Aim of the exercise: Leave out the pictures and set down exactly the lines from the start of the listing through the one with "(hub) -- (rimright);", both included.

Records provided:
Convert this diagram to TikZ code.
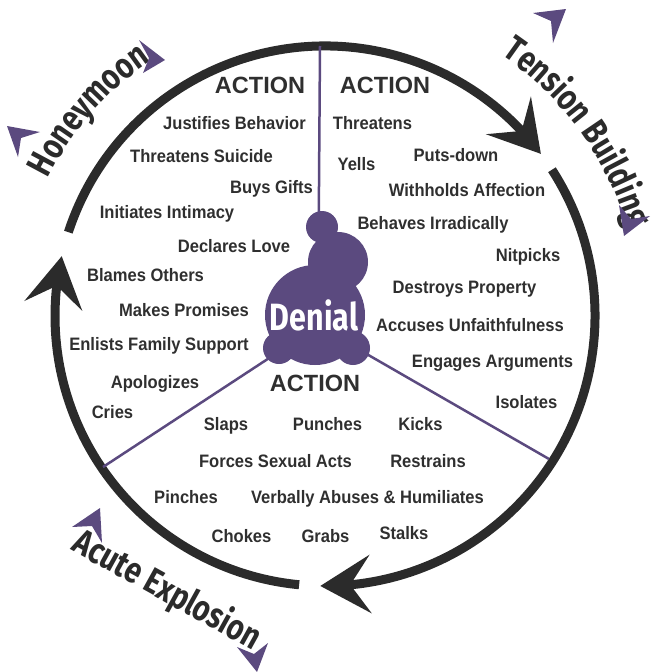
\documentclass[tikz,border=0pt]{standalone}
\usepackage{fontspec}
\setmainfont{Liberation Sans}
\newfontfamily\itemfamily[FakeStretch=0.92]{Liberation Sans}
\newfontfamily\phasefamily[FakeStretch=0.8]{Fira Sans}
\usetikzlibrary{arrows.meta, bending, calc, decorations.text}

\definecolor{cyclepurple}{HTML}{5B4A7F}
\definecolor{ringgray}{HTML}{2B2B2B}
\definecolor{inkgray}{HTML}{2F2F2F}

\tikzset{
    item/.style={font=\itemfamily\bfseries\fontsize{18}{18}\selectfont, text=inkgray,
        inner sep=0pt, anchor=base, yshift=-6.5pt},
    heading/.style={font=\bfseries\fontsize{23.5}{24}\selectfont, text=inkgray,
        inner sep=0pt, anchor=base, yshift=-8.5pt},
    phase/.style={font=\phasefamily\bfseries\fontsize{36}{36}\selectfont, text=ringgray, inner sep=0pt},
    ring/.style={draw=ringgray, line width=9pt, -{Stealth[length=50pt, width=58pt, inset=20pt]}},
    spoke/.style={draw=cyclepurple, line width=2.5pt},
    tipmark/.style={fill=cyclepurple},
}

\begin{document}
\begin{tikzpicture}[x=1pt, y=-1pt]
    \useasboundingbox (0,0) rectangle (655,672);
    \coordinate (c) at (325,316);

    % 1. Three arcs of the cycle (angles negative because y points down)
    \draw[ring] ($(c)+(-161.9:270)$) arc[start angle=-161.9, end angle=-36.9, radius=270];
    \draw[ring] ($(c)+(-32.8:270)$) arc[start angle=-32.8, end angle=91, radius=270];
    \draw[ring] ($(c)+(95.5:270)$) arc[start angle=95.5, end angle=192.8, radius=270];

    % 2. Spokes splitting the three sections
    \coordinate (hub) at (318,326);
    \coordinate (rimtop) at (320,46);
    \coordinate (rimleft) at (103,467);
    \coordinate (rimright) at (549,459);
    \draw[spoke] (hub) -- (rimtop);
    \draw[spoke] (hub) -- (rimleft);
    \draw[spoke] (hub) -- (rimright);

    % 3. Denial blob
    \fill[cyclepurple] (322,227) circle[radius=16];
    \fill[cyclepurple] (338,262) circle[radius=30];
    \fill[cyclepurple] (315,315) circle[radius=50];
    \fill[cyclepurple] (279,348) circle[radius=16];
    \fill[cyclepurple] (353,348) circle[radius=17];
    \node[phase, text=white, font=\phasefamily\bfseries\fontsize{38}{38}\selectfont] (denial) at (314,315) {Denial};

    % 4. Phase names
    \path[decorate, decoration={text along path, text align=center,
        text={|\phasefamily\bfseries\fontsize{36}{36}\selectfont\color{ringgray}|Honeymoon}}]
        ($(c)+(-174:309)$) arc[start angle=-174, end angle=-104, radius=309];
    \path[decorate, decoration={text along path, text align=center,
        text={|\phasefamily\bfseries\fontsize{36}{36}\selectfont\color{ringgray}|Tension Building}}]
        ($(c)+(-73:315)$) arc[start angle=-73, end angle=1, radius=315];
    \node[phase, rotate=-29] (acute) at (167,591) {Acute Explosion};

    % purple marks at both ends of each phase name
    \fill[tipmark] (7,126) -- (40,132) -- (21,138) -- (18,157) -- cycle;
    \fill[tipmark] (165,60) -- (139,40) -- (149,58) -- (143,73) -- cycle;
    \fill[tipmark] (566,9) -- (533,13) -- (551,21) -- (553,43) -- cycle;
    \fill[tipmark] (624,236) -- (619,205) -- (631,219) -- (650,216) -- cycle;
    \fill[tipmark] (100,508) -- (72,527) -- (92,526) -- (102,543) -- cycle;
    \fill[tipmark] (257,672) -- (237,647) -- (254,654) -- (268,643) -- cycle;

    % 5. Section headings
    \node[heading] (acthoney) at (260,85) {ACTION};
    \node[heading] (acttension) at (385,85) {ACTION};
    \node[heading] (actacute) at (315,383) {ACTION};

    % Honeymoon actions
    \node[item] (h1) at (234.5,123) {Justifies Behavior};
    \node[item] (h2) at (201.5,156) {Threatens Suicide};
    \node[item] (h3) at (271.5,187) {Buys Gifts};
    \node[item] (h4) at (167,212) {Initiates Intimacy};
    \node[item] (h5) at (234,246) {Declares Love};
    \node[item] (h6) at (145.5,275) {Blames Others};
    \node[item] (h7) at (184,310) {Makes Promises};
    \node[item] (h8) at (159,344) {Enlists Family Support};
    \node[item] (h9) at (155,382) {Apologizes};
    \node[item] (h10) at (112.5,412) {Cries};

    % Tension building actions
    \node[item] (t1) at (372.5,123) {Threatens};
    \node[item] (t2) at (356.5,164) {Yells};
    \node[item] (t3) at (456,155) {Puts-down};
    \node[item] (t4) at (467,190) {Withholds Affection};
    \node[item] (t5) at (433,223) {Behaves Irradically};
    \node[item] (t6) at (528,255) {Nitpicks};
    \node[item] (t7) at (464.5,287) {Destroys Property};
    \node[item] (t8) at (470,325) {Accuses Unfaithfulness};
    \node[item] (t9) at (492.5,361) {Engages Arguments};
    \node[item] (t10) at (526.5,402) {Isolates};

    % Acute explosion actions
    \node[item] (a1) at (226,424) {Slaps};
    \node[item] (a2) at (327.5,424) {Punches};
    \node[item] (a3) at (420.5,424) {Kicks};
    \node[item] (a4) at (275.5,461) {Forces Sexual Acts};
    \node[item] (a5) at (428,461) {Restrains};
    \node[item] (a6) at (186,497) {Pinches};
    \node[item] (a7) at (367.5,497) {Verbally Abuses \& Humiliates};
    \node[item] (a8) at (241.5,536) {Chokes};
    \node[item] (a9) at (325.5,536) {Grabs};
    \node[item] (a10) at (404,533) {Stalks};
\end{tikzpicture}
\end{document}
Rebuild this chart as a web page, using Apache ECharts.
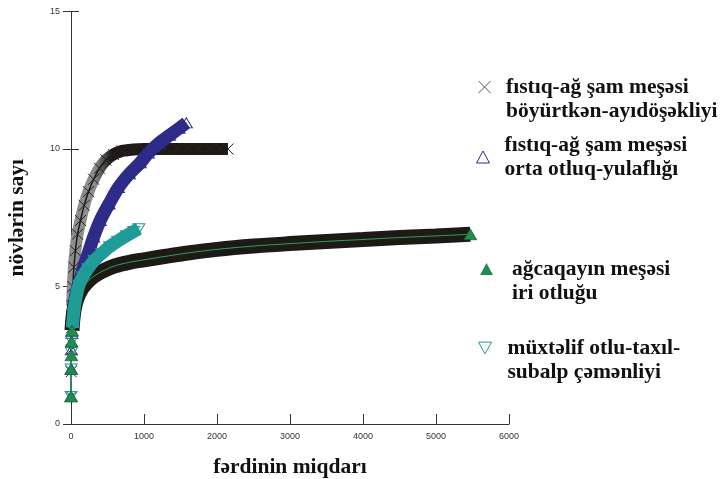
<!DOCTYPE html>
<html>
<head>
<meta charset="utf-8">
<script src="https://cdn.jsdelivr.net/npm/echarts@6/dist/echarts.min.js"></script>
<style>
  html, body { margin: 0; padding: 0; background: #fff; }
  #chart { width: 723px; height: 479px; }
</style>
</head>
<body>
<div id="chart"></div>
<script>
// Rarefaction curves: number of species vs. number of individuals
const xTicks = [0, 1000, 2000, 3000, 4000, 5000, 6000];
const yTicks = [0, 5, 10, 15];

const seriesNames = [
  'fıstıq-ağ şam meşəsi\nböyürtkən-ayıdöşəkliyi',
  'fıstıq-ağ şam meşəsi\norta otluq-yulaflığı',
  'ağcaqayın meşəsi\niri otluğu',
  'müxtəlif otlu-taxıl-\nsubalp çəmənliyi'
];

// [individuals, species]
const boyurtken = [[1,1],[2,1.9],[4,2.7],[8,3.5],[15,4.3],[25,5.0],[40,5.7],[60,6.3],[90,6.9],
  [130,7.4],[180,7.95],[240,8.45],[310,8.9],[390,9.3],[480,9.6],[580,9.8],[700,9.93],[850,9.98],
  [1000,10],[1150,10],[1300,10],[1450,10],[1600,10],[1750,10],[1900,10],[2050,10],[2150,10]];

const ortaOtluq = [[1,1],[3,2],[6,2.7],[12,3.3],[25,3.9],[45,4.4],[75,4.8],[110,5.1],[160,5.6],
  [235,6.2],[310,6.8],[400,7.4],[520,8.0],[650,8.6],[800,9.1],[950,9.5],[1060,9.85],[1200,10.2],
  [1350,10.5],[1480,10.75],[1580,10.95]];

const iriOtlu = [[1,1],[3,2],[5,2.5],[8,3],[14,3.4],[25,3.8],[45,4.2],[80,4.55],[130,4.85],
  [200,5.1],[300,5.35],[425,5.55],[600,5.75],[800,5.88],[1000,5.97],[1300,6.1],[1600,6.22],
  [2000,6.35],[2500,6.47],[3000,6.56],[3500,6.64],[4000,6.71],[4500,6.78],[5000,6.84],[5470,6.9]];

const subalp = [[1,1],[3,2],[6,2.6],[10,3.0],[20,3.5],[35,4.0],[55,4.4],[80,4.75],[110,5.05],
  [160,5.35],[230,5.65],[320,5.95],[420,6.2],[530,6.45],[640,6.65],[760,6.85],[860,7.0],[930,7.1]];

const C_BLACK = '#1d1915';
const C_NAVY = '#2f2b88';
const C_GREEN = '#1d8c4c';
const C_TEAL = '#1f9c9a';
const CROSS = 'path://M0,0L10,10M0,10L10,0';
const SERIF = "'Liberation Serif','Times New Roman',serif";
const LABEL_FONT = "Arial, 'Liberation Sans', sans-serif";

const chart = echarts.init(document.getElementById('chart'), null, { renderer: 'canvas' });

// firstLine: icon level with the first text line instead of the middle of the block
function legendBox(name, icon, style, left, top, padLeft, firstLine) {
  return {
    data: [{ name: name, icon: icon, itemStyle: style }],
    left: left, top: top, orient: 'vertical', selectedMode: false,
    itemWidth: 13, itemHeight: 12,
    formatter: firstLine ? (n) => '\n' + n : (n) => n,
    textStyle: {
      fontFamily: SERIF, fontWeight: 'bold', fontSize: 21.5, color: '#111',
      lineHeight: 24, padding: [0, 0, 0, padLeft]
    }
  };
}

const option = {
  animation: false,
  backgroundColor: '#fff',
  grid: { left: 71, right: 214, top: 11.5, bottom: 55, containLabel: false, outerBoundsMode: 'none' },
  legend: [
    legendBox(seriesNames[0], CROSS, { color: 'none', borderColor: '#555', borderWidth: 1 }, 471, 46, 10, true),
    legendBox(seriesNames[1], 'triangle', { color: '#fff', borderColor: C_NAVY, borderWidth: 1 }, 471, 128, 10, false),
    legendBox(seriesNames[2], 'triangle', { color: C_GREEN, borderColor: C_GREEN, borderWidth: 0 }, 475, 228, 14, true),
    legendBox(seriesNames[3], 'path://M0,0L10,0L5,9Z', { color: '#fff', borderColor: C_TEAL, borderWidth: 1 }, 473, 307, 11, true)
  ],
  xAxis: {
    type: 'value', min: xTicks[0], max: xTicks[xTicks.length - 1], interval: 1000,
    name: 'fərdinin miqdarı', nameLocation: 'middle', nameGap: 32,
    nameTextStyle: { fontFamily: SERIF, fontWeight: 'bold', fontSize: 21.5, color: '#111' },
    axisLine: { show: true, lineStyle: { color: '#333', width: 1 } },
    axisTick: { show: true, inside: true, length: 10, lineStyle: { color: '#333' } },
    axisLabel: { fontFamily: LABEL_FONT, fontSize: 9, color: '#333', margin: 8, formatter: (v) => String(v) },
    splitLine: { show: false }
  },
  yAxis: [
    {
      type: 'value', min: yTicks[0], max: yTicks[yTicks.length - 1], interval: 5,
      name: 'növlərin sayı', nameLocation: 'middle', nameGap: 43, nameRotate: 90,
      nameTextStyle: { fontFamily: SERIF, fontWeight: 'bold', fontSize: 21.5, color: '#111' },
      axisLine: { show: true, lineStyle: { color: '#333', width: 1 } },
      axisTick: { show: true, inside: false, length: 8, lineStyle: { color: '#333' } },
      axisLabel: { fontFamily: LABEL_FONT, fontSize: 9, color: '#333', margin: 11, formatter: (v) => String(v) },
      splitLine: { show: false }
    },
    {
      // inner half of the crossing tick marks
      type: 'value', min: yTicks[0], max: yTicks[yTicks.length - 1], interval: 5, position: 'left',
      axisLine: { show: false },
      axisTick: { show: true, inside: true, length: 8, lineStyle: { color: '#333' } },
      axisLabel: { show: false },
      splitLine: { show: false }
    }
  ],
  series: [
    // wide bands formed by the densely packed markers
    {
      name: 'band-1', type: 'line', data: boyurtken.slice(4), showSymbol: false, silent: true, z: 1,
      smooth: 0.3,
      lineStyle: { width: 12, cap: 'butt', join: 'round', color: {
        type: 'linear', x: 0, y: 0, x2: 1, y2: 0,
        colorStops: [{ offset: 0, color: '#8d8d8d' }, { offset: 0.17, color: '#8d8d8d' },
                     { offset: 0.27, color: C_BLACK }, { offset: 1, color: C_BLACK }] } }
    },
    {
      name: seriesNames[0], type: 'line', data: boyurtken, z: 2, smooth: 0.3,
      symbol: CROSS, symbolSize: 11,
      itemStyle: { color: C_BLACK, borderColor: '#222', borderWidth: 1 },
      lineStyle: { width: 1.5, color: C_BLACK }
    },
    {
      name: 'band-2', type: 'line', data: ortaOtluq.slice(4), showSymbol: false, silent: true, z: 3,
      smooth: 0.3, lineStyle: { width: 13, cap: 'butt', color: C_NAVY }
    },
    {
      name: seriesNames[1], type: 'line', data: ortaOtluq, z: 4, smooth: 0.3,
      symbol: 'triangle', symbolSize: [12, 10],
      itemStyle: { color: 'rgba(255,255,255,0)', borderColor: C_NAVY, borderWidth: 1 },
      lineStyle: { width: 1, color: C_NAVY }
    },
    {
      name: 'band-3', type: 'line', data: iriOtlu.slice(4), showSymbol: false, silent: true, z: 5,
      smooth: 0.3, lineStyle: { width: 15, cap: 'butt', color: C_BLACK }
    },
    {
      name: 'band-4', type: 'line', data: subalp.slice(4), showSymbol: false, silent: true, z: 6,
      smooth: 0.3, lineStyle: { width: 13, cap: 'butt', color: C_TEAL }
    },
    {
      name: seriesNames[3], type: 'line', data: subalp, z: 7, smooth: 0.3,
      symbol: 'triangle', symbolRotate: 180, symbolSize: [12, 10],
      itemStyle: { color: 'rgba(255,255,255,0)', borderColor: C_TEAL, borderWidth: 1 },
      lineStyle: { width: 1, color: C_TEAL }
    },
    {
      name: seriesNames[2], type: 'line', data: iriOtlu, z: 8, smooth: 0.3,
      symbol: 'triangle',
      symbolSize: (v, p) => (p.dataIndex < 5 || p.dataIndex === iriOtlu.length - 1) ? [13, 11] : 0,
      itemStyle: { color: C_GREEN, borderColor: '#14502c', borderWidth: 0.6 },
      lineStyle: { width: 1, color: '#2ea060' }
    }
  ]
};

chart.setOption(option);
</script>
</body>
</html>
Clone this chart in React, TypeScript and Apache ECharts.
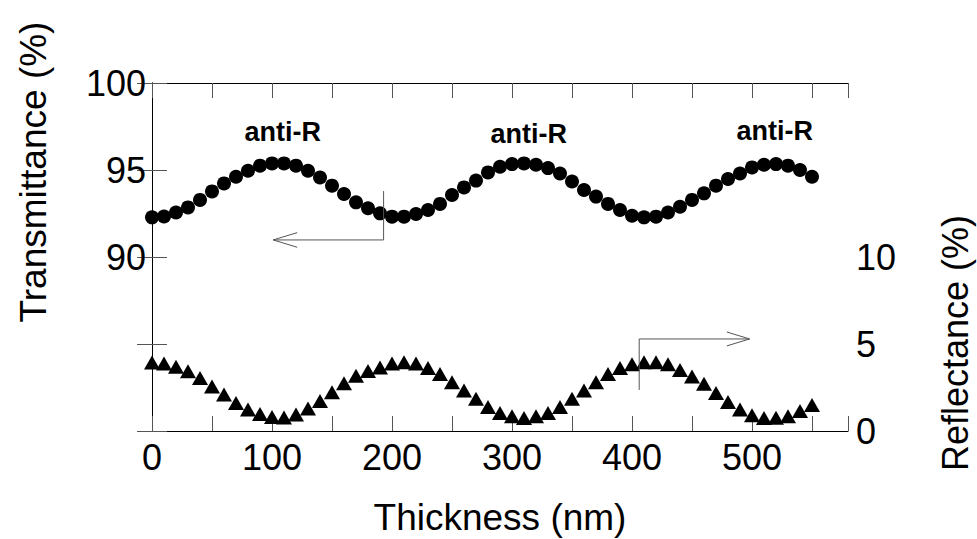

Problem solution:
Convert this diagram to TikZ code.
\documentclass[tikz,border=0pt]{standalone}
\usepackage{fontspec}
\setmainfont{Liberation Sans}
\newfontfamily\itemfamily[FakeStretch=0.92]{Liberation Sans}
\newfontfamily\phasefamily[FakeStretch=0.8]{Fira Sans}
\usetikzlibrary{arrows.meta, bending, calc, decorations.text}

\definecolor{cyclepurple}{HTML}{5B4A7F}
\definecolor{ringgray}{HTML}{2B2B2B}
\definecolor{inkgray}{HTML}{2F2F2F}

\tikzset{
    item/.style={font=\itemfamily\bfseries\fontsize{18}{18}\selectfont, text=inkgray,
        inner sep=0pt, anchor=base, yshift=-6.5pt},
    heading/.style={font=\bfseries\fontsize{23.5}{24}\selectfont, text=inkgray,
        inner sep=0pt, anchor=base, yshift=-8.5pt},
    phase/.style={font=\phasefamily\bfseries\fontsize{36}{36}\selectfont, text=ringgray, inner sep=0pt},
    ring/.style={draw=ringgray, line width=9pt, -{Stealth[length=50pt, width=58pt, inset=20pt]}},
    spoke/.style={draw=cyclepurple, line width=2.5pt},
    tipmark/.style={fill=cyclepurple},
}

\begin{document}
\begin{tikzpicture}[x=1pt, y=-1pt]
    \useasboundingbox (0,0) rectangle (655,672);
    \coordinate (c) at (325,316);

    % 1. Three arcs of the cycle (angles negative because y points down)
    \draw[ring] ($(c)+(-161.9:270)$) arc[start angle=-161.9, end angle=-36.9, radius=270];
    \draw[ring] ($(c)+(-32.8:270)$) arc[start angle=-32.8, end angle=91, radius=270];
    \draw[ring] ($(c)+(95.5:270)$) arc[start angle=95.5, end angle=192.8, radius=270];

    % 2. Spokes splitting the three sections
    \coordinate (hub) at (318,326);
    \coordinate (rimtop) at (320,46);
    \coordinate (rimleft) at (103,467);
    \coordinate (rimright) at (549,459);
    \draw[spoke] (hub) -- (rimtop);
    \draw[spoke] (hub) -- (rimleft);
    \draw[spoke] (hub) -- (rimright);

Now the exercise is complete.